Pills Pushed For Mentally Ill -- Psychiatrists' Talks Wane As Main Treatment
NEW YORK - Forget the couch. Take a pill and we'll talk - maybe - in the morning.
Advances in powerful new medications are conspiring with managed care to reshape the way psychiatry is practiced, bringing the biological side of treatment - as opposed to the behavioral aspect - to the fore.
"As we work to contain health-care costs, psychiatry is being driven more and more toward internal medicine," said Steven Hyman, the government's top scientist in mental health. "People who want to practice psychotherapy exclusively will have to increasingly rely on individuals who can pay out of pocket - and that's a shame."
What this means is that the rich will get therapy, and the poorer, or uninsured, will get drugs.
Mental-health experts have always maintained that depression or schizophrenia is every bit as "real" as a fractured ankle or the flu.
"For so long, mental illnesses have been separated out in health policy based upon the belief they were not medical and not real," said Laurie Flynn, executive director of the National Alliance for the Mentally Ill, the nation's premier group representing families of people with serious mental disorders.
"Science has demonstrated that they are just as real as heart disease or cancer," she said.
But society's perception of these illnesses has been hazier. Depressions have been romanticized as the price for creativity and genius, while schizophrenia and anxiety disorders have been
stigmatized as signs of poor upbringing, character flaws, even possession by evil spirits. Psychoanalysis was the stuff of movies, "soft" science.
Also, insurers grew suspicious that patients complaining of "mental illnesses" were suffering no more than behavioral problems, adolescent angst or midlife crises.
"Everything from acute schizophrenia, to feeling unhappy, to gambling addiction, to drug addiction," complained Mark Ugoretz, president of the ERISA Industry Committee, a trade group representing American big business, about the things people wanted their insurance to cover.
But with the arrival of powerful drugs like Prozac, "hard" science entered the picture. The drugs brought with them impressive credentials from other fields - this was not the stuff of Woody Allen neuroses anymore. Medical schools began concentrating on teaching students about medications, driven in part by the high cost of training them in psychotherapy.
Yet studies have shown therapy and medication produce the same physical changes in the brain. In one study at UCLA, researchers put one group of patients with obsessive compulsive disorder, an affliction where patients get obsessed with imaginary anxieties, on medication and another on a "talk" treatment called cognitive behavioral therapy.
The medication worked faster than the therapy and was therefore cheaper. Both produced the same measurable changes in people's brains. Both treatments were effective.
If medication and therapy are effective, which should doctors pick? A powerful player has entered the picture to provide the answer: managed care.
"In the short term, behavior therapy was more expensive," said Sanjaya Saxena, a UCLA scientist. "But in the long term, if you don't give patients behavior therapy, they have to stay on the medication for years."
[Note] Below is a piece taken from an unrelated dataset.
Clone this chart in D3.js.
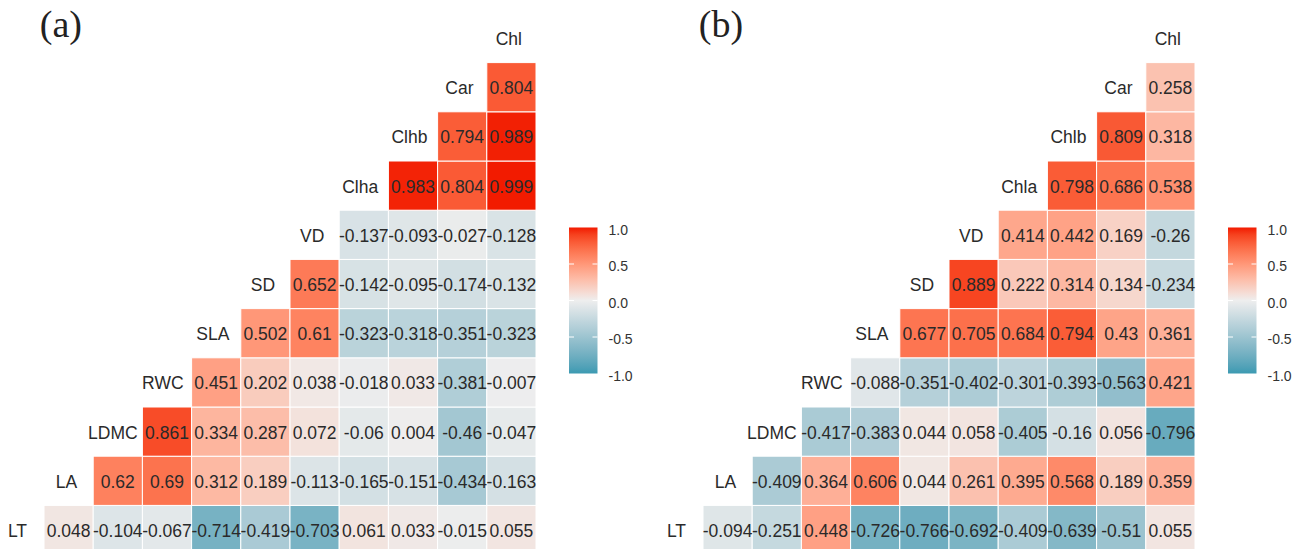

"This is something," he said, "that insurance companies don't understand."
Across America, patients and doctors are saying managed care is firmly driving psychiatry toward drug treatment.
"What's the role of the psychiatrist?" asked Dr. William Glazer, associate clinical professor of psychiatry at Yale. "The role of the psychiatrist in some situations has been narrowed to supplying medications."
In fairness, managed care is putting an end to endless therapy and sharply reducing mental-health expenses from almost a fifth of health-care costs to maybe a tenth.
"Costs are managed to avoid the Woody Allen syndrome," Ugoretz said. "He's been in therapy for 33 years. He has the luxury of retaining an `emotional trainer.' That may be fine for Woody Allen, who's very wealthy, but the health-care system in America can't afford it."
Even more important, managed care's triage system has meant that patients with serious mental illness are much more likely now to get care. The trade-off is that patients who want to "explore issues" increasingly must pay for it themselves. If managed care pays for such therapy, it will only be for brief periods.
"You want to improve yourself and feel better about the choices you've made in your life, you'll see someone for a few visits but not for a year," said Dr. Douglas Berv, a psychiatrist in New Haven, Conn., who has seen his psychotherapy practice rapidly shrink even as his drug prescriptions have increased.
"The question is," he said, "are those really health-related issues?"
Managed-care companies, at least the ones who aren't just looking to their bottom lines, are beginning to consider such therapy as part of their drive toward patient wellness and prevention of disease.
"Some of them cover people getting in touch with issues," said Donald Fowls, medical director of Options Mental Health, a behavioral health-care company based in Norfolk, Va. "It can be a life-enhancement type of thing, like exercise."